**SUPPLIED RECORDS:**
>>
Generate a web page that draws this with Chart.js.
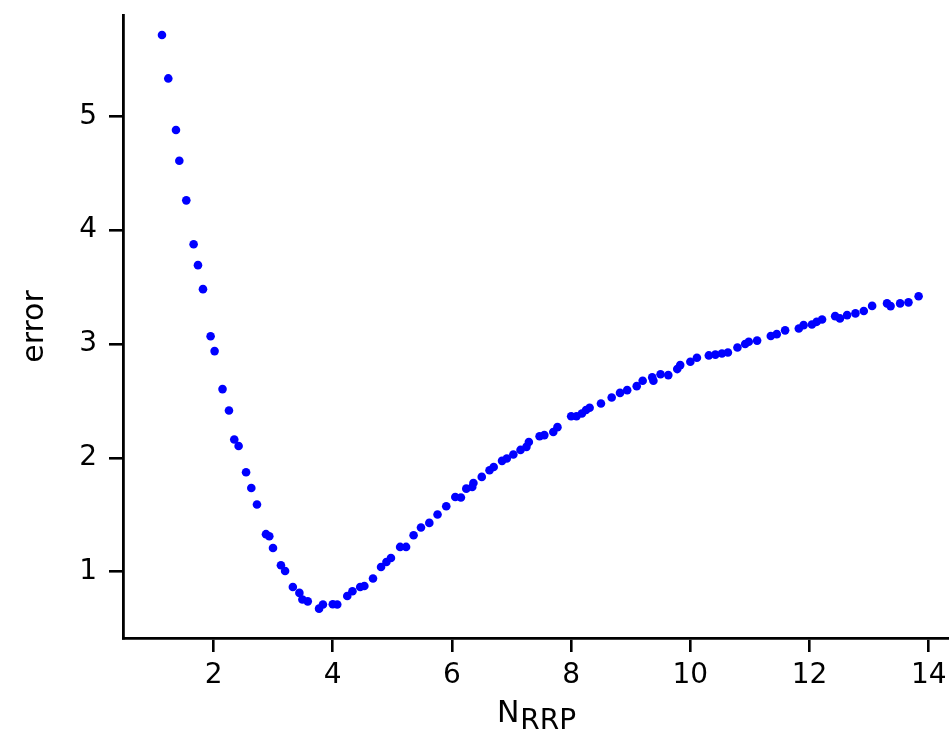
<!DOCTYPE html>
<html lang="en">
<head>
    <meta charset="UTF-8">
    <title>error vs N_RRP</title>
    <script src="https://cdn.jsdelivr.net/npm/chart.js"></script>
    <style>
        body { margin: 0; background: #fff; }
        #wrap { width: 949px; height: 733px; }
    </style>
</head>
<body>
    <div id="wrap">
        <canvas id="error-chart" width="949" height="733"></canvas>
    </div>

    <script>
        // values
        const nRRP = [
            1.134, 1.24, 1.369, 1.425, 1.542, 1.665, 1.738, 1.822, 1.95, 2.017,
            2.15, 2.258, 2.347, 2.42, 2.545, 2.633, 2.728, 2.879, 2.935, 2.997,
            3.13, 3.2, 3.33, 3.44, 3.49, 3.58, 3.77, 3.835, 4.0, 4.075,
            4.243, 4.33, 4.46, 4.53, 4.675, 4.81, 4.9, 4.976, 5.13, 5.23,
            5.356, 5.48, 5.62, 5.758, 5.904, 6.056, 6.15, 6.24, 6.34, 6.36,
            6.5, 6.63, 6.7, 6.84, 6.92, 7.03, 7.15, 7.25, 7.29, 7.47,
            7.55, 7.7, 7.77, 8.0, 8.09, 8.18, 8.25, 8.31, 8.5, 8.68,
            8.82, 8.94, 9.1, 9.2, 9.36, 9.38, 9.5, 9.63, 9.78, 9.83,
            10.0, 10.11, 10.31, 10.42, 10.53, 10.63, 10.79, 10.92, 10.98, 11.12,
            11.35, 11.45, 11.59, 11.82, 11.9, 12.04, 12.12, 12.21, 12.43, 12.51,
            12.63, 12.77, 12.91, 13.05, 13.3, 13.36, 13.52, 13.66, 13.83
        ];
        const errorValues = [
            5.714, 5.333, 4.88, 4.61, 4.262, 3.876, 3.693, 3.482, 3.069, 2.938,
            2.604, 2.416, 2.162, 2.105, 1.874, 1.736, 1.59, 1.33, 1.312, 1.209,
            1.057, 1.007, 0.866, 0.814, 0.756, 0.74, 0.676, 0.712, 0.714, 0.712,
            0.787, 0.829, 0.866, 0.875, 0.94, 1.042, 1.086, 1.121, 1.218, 1.218,
            1.32, 1.388, 1.429, 1.503, 1.575, 1.657, 1.652, 1.73, 1.745, 1.78,
            1.833, 1.892, 1.92, 1.974, 1.995, 2.03, 2.07, 2.097, 2.14, 2.19,
            2.2, 2.228, 2.27, 2.366, 2.366, 2.39, 2.42, 2.44, 2.478, 2.53,
            2.571, 2.595, 2.63, 2.677, 2.707, 2.677, 2.735, 2.727, 2.78, 2.815,
            2.844, 2.879, 2.9, 2.907, 2.917, 2.926, 2.97, 3.0, 3.02, 3.03,
            3.07, 3.087, 3.12, 3.137, 3.166, 3.172, 3.195, 3.216, 3.245, 3.225,
            3.254, 3.269, 3.29, 3.335, 3.357, 3.333, 3.357, 3.366, 3.42
        ];
        const xTicks = [2, 4, 6, 8, 10, 12, 14];
        const yTicks = [1, 2, 3, 4, 5];

        const points = nRRP.map((n, i) => ({ x: n, y: errorValues[i] }));
        const font = 'DejaVu Sans';

        // x axis title with a subscript: N_RRP
        const subscriptTitle = {
            id: 'subscriptTitle',
            afterDraw(chart) {
                const ctx = chart.ctx;
                const area = chart.chartArea;
                ctx.save();
                ctx.fillStyle = '#000';
                ctx.textBaseline = 'alphabetic';
                ctx.textAlign = 'left';
                ctx.font = `30px "${font}"`;
                const wN = ctx.measureText('N').width;
                ctx.font = `28px "${font}"`;
                const wSub = ctx.measureText('RRP').width;
                const x0 = (area.left + area.right) / 2 - (wN + wSub) / 2;
                const base = area.bottom + 84;
                ctx.font = `30px "${font}"`;
                ctx.fillText('N', x0, base);
                ctx.font = `28px "${font}"`;
                ctx.fillText('RRP', x0 + wN + 1, base + 7);
                ctx.restore();
            }
        };

        const axisGrid = { drawOnChartArea: false, color: '#000', lineWidth: 2.6, tickLength: 14 };
        const axisBorder = { color: '#000', width: 2.8 };

        new Chart(document.getElementById('error-chart'), {
            type: 'scatter',
            data: {
                datasets: [{
                    data: points,
                    backgroundColor: '#0000ff',
                    borderWidth: 0,
                    pointRadius: 4.3
                }]
            },
            options: {
                responsive: false,
                animation: false,
                layout: { autoPadding: false, padding: { top: 15, right: 0, left: 0, bottom: 0 } },
                plugins: { legend: { display: false }, tooltip: { enabled: false } },
                scales: {
                    x: {
                        type: 'linear',
                        min: 0.48,
                        max: 14.34,
                        afterBuildTicks: s => { s.ticks = xTicks.map(v => ({ value: v })); },
                        afterFit: s => { s.height = 95; s.paddingLeft = 0; s.paddingRight = 0; },
                        grid: axisGrid,
                        border: axisBorder,
                        ticks: {
                            color: '#000',
                            font: { family: font, size: 28 },
                            padding: 7,
                            maxRotation: 0,
                            autoSkip: false
                        }
                    },
                    y: {
                        type: 'linear',
                        min: 0.418,
                        max: 5.89,
                        afterBuildTicks: s => { s.ticks = yTicks.map(v => ({ value: v })); },
                        afterFit: s => { s.width = 123; s.paddingTop = 0; s.paddingBottom = 0; },
                        grid: axisGrid,
                        border: axisBorder,
                        ticks: {
                            color: '#000',
                            font: { family: font, size: 28 },
                            padding: 12
                        },
                        title: {
                            display: true,
                            text: 'error',
                            color: '#000',
                            font: { family: font, size: 30 },
                            padding: { top: 17, bottom: 0 }
                        }
                    }
                }
            },
            plugins: [subscriptTitle]
        });
    </script>
</body>
</html>
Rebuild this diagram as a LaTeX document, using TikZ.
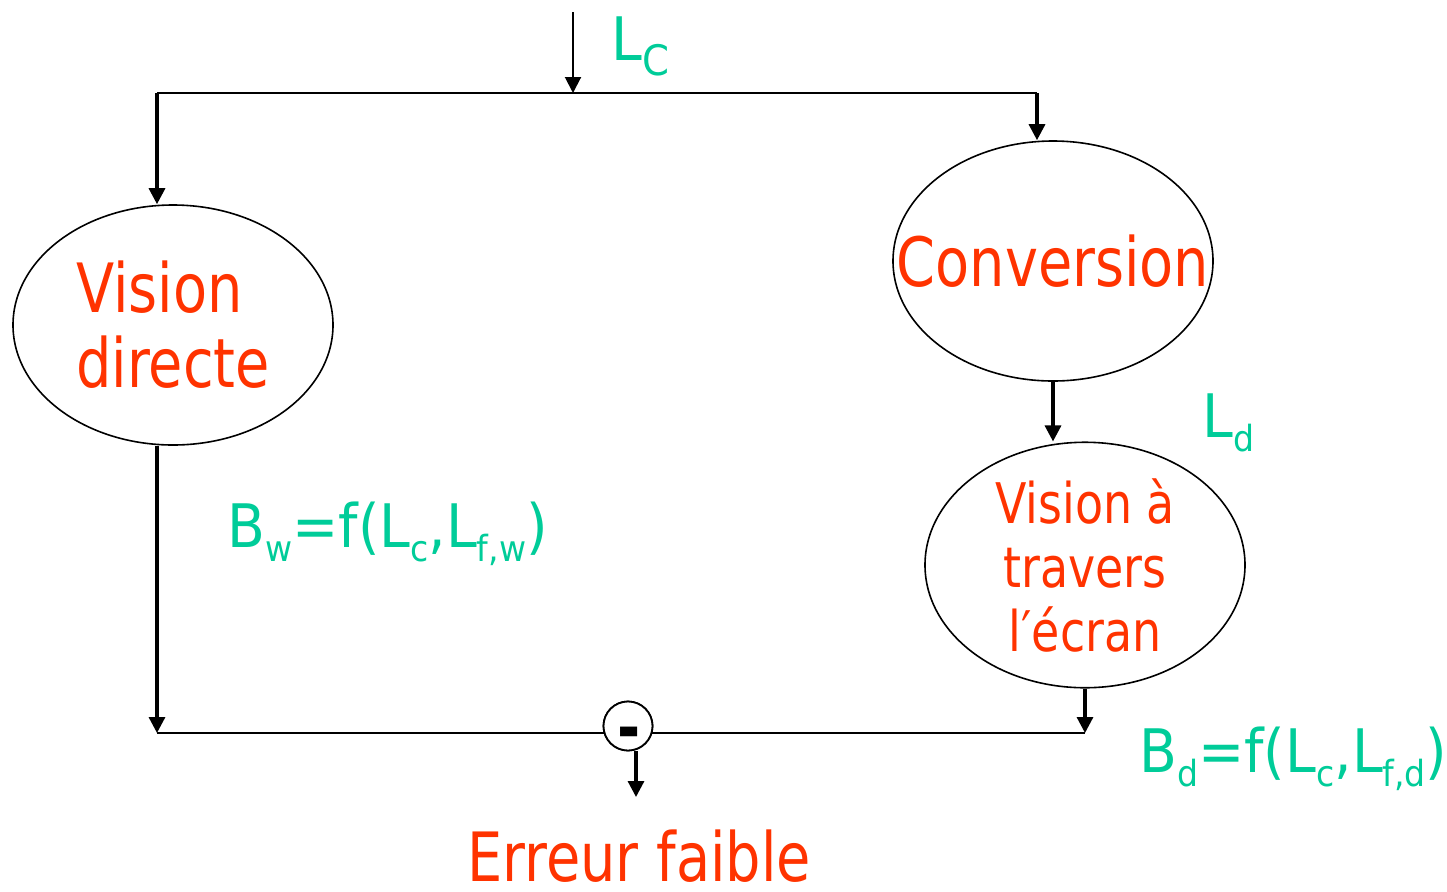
\documentclass[tikz,border=0pt]{standalone}
\usepackage{fontspec}
\setmainfont{DejaVu Sans}[FakeStretch=0.82]
\newfontfamily\sigfont{DejaVu Sans}[FakeStretch=0.92]
\usepackage{xcolor}
\usepackage{tikz}
\usetikzlibrary{arrows.meta,shapes.geometric,positioning}
\definecolor{txtred}{HTML}{FF3300}
\definecolor{txtgreen}{HTML}{00CC99}
\newcommand{\lowtx}[1]{\raisebox{-7pt}{\fontsize{18}{18}\selectfont #1}}
\tikzset{
  blob/.style    = {ellipse, draw, line width=0.8pt, minimum width=160pt,
                    minimum height=120pt, inner sep=0pt, text=txtred},
  bigtxt/.style  = {font=\fontsize{34}{37.5}\selectfont},
  midtxt/.style  = {font=\fontsize{28}{32}\selectfont},
  sig/.style     = {text=txtgreen, inner sep=0pt, anchor=base west,
                    font=\sigfont\fontsize{30}{30}\selectfont},
  flow/.style    = {-{Triangle[length=8pt,width=8pt]}, line width=1.6pt},
  wire/.style    = {line width=0.9pt},
  sumnode/.style = {circle, draw, fill=white, line width=0.9pt,
                    minimum size=24.5pt, inner sep=0pt},
  minusmark/.style = {inner sep=0pt, font=\fontsize{34}{34}\selectfont\bfseries},
}
\begin{document}
\begin{tikzpicture}[x=0.5pt,y=-0.5pt]
  \useasboundingbox (0,0) rectangle (1447,891);
  % blocks
  \node[blob,bigtxt,align=left]  (direct) at (173,325) {Vision\\directe};
  \node[blob,bigtxt,inner xsep=-30pt] (conv) at (1053,261) {Conversion};
  \node[blob,midtxt,align=center] (ecran) at (1085,565) {Vision à\\travers\\ l′écran};
  \node[sumnode] (sum) at (628,726) {};
  % junctions
  \coordinate (in) at (573,12);
  \coordinate (tl) at (157,93);
  \coordinate (tr) at (1037,93);
  \coordinate (bl) at (157,733);
  \coordinate (br) at (1085,733);
  \coordinate (out) at (636,797);
  % connectors
  \draw[flow,line width=1pt] (in) -- (in |- tl);
  \draw[wire] (tl) -- (tr);
  \draw[flow] (tl) -- (tl |- direct.north);
  \draw[flow] (tr) -- (tr |- conv.north);
  \draw[flow] (conv.south) -- (conv.south |- ecran.north);
  \draw[flow] (direct.south -| tl) -- (bl);
  \draw[flow] (ecran.south) -- (br);
  \draw[wire] (bl) -- (br);
  \node[sumnode] at (sum) {};
  \node[minusmark] (minus) at (629,739) {-};
  \draw[flow] (sum.south -| out) -- (out);
  % labels
  \node[sig,font=\sigfont\fontsize{30}{30}\selectfont] (lc) at (611,60)
    {L\raisebox{-7.5pt}{\fontsize{21}{21}\selectfont C}};
  \node[sig] (ld) at (1202,437) {L\lowtx{d}};
  \node[sig] (bw) at (227,547) {B\lowtx{w}=f(L\lowtx{c},L\lowtx{f,w})};
  \node[sig] (bd) at (1139,772) {B\lowtx{d}=f(L\lowtx{c},L\lowtx{f,d})};
  \node[inner sep=0pt,anchor=base west,text=txtred,bigtxt] (err) at (467,881) {Erreur faible};
\end{tikzpicture}
\end{document}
<<
**DO THIS:**
Give every line of the material that includes the string "with".

**FULL ANSWER:**
Generate a web page that draws this with Chart.js.
        // x axis title with a subscript: N_RRP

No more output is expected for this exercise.